One of the biggest hypes going around the internet, knocking on your front door, or blasting through your TV is all about how you can have solar installed on your house for no cost to you. But, the devil is in the details as they say.
They cook the books by saying that, IF you consider two factors:
- You can take advantage of the 30% Federal Tax Credit (and some states also have credits)
- You add into the figure how much you save on what you were paying for your electricity from the local utility company.
So, basically you have to take out a loan for the entire system and you "pay" it off by claiming tax refunds and not paying as much to the utility companies each month. This means that instead of paying the utility company, you will be paying the loan company until the loan is paid off - generally from ten to twenty years depending on the size of the installation. THEN, it becomes free electricity.
The other little twist to this sales approach is that the Federal Tax Credit is limited to your tax liability. Let's say that you purchased a $100,000 system. Thirty percent of that would be $30,000. However, if you only owed $10,000 in taxes that year, you could only use $10,000 of the credit. The rest rolls over into future years until used up. They generally don't tell you that in their slick presentations.
I'm not saying that you shouldn't take advantage of the solar programs out there. I am considering it myself. However, you need to know the ALL the facts of what you are getting into and that's what I try to provide. Below is a brief synopsis of what the current federal tax laws are:
The Inflation Adjustment Act extended and modified the residential energy efficient property (REEP) credit and renamed it the “residential clean energy (RCE) credit.” This credit was previously set to expire after 2023 and is now extended through 2034. The RCE credit is a credit for solar electric, wind, and other alternative energy equipment installed in the taxpayer’s residence. The credit rates for qualified expenditures are:
- 30% for property placed in service 2022 through 2032 (increased from 26% in 2022 and 22% in 2023 prior to the Act),
- 26% for property placed in service during 2033, and
- 22% for property placed in service during 2034.
The IRS released frequently asked questions in FS-2022-40 providing preliminary guidance on homeowners’ energy credits.
Clean energy expenditures that qualify for the RCE credit
The following clean energy expenditures are eligible for the RCE credit:
- Solar electric property (solar panels)
- Qualified expenditures don’t generally include roofing materials and structural components. However, solar roofing tiles and solar roofing shingles that also serve as solar electric collectors may qualify for the credit.
- Solar water heating property (solar water heaters)
- The property must be certified for performance by the nonprofit Solar Rating Certification Corporation or a comparable entity endorsed by the state government where the property is installed.
- Fuel cell property
- Small wind energy property
- Geothermal heat pump property
- The property must meet Energy Star requirements in effect when the expenditure is made
- Battery storage technology
- The property must have a capacity of 3 kilowatt-hours or greater
Qualifying expenditures must be for new clean energy property, i.e. used property does not qualify for the RCE credit
Residences that qualify for the RCE credit
Property may be installed in a newly constructed or existing home, but the home must be the taxpayer’s personal residence located in the United States. For fuel cell expenditures, the home must be used as the taxpayer’s principal residence.

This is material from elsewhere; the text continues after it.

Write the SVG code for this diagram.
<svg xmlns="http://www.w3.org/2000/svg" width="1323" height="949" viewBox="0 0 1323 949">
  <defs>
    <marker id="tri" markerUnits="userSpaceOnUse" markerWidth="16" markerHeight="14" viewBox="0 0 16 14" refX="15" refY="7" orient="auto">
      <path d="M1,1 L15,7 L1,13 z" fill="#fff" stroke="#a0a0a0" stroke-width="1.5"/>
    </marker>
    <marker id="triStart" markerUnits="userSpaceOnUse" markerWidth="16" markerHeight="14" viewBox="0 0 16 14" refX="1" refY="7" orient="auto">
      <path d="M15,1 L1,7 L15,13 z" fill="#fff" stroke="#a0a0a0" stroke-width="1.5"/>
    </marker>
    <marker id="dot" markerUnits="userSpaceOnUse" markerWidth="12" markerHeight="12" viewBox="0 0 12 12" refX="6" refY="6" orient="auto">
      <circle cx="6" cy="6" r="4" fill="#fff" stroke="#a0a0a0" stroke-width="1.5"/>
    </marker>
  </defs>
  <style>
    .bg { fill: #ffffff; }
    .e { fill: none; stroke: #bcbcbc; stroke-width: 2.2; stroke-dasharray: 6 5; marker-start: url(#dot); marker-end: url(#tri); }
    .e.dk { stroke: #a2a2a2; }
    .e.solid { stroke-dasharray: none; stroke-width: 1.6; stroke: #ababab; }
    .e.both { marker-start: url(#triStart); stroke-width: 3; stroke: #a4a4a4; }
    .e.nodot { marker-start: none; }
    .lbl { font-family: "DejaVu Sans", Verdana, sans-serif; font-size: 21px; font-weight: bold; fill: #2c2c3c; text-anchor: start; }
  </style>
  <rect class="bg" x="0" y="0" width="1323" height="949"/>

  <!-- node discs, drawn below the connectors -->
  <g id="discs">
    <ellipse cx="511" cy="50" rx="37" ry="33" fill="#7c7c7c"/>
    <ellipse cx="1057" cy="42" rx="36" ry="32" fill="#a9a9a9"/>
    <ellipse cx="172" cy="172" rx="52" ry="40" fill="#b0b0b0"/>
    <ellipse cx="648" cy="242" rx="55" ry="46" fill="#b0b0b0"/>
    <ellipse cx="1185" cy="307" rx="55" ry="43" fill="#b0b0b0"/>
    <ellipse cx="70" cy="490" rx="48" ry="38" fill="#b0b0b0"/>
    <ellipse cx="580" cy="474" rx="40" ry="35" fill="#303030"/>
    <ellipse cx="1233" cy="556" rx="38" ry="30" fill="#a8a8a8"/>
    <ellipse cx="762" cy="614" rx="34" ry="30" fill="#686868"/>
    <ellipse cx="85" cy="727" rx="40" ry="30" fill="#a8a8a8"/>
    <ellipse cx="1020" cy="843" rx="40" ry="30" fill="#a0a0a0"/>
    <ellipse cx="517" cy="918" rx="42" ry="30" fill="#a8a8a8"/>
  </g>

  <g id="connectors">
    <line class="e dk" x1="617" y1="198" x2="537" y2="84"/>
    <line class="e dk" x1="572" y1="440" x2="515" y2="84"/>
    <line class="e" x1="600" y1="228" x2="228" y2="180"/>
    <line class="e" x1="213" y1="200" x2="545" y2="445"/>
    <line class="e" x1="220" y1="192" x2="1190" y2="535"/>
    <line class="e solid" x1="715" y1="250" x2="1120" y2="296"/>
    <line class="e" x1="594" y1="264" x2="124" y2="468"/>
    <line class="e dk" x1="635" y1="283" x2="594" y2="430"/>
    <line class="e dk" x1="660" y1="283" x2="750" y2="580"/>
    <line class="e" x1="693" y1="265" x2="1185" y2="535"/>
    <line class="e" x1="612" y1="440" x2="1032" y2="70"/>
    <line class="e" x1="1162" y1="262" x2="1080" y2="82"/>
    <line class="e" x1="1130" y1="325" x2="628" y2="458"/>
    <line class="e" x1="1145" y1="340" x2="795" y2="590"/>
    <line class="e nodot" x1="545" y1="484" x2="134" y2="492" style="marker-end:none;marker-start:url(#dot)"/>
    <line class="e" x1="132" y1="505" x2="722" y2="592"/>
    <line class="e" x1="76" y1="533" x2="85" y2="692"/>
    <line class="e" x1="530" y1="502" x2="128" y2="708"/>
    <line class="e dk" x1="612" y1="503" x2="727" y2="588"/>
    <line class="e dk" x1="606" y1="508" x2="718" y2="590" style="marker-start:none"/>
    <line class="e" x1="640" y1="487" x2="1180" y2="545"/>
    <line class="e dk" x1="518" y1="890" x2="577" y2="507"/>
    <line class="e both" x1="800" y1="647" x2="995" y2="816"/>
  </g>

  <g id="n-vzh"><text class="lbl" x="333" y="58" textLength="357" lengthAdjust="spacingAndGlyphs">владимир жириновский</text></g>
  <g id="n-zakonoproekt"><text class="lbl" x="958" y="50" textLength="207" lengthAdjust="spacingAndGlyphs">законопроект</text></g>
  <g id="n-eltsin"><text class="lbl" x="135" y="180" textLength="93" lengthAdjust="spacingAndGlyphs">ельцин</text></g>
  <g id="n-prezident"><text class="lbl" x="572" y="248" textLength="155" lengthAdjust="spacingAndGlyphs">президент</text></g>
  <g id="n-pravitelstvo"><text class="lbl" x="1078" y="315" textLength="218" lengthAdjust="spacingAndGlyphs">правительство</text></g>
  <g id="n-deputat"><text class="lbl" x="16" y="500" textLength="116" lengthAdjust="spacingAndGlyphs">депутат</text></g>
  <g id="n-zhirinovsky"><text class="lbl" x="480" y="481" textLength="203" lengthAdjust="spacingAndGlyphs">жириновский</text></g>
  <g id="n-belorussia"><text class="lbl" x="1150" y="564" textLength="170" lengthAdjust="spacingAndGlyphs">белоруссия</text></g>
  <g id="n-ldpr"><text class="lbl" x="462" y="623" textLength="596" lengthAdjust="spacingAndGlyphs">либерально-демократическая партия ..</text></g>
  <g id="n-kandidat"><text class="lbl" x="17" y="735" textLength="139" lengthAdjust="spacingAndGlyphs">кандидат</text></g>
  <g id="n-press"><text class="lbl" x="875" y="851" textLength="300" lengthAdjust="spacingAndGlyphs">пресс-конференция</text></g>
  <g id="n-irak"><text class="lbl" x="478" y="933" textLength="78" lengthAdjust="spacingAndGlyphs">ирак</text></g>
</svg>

If the home is used partly for business purposes, the taxpayer will qualify for the RCE credit if business use is not more than 20% of the home. If business use exceeds 20% the taxpayer may claim only the portion of the credit properly allocable to nonbusiness use. Expenditures for a home used solely for business purposes or not used by the taxpayer at all do not qualify for the credit.
Note that a taxpayer who rents a home as their principal residence may claim the credit.
Calculating the RCE credit
Taxpayers claim the RCE on Form 5695, Residential Energy Credits in the year qualified property is installed, which is not necessarily the year the property is purchased.
The credit is 30% of qualifying expenditures. For fuel cell property, the maximum credit is $500 for each half kilowatt of capacity, or $1,667 for each half kilowatt of capacity if the residence is occupied by two or more individuals. Expenditures include labor costs properly allocable to onsite preparation and assembly, or original installation of the property and for piping or wiring to interconnect the property to the home.
The credit is nonrefundable, but taxpayers may carry the unused credit forward to future years. The credit offsets both regular tax and AMT. There is no lifetime limit for the RCE credit.
Facts and circumstances determine the tax treatment of subsidies from public utilities, rebates, and state energy incentives (see the FAQs). The taxpayer must reduce basis in the residence by the RCE credit claimed.
(On another note, the energy efficient home improvement credit was also extended - doors, windows, etc - and I will have more on that in another blog entry.)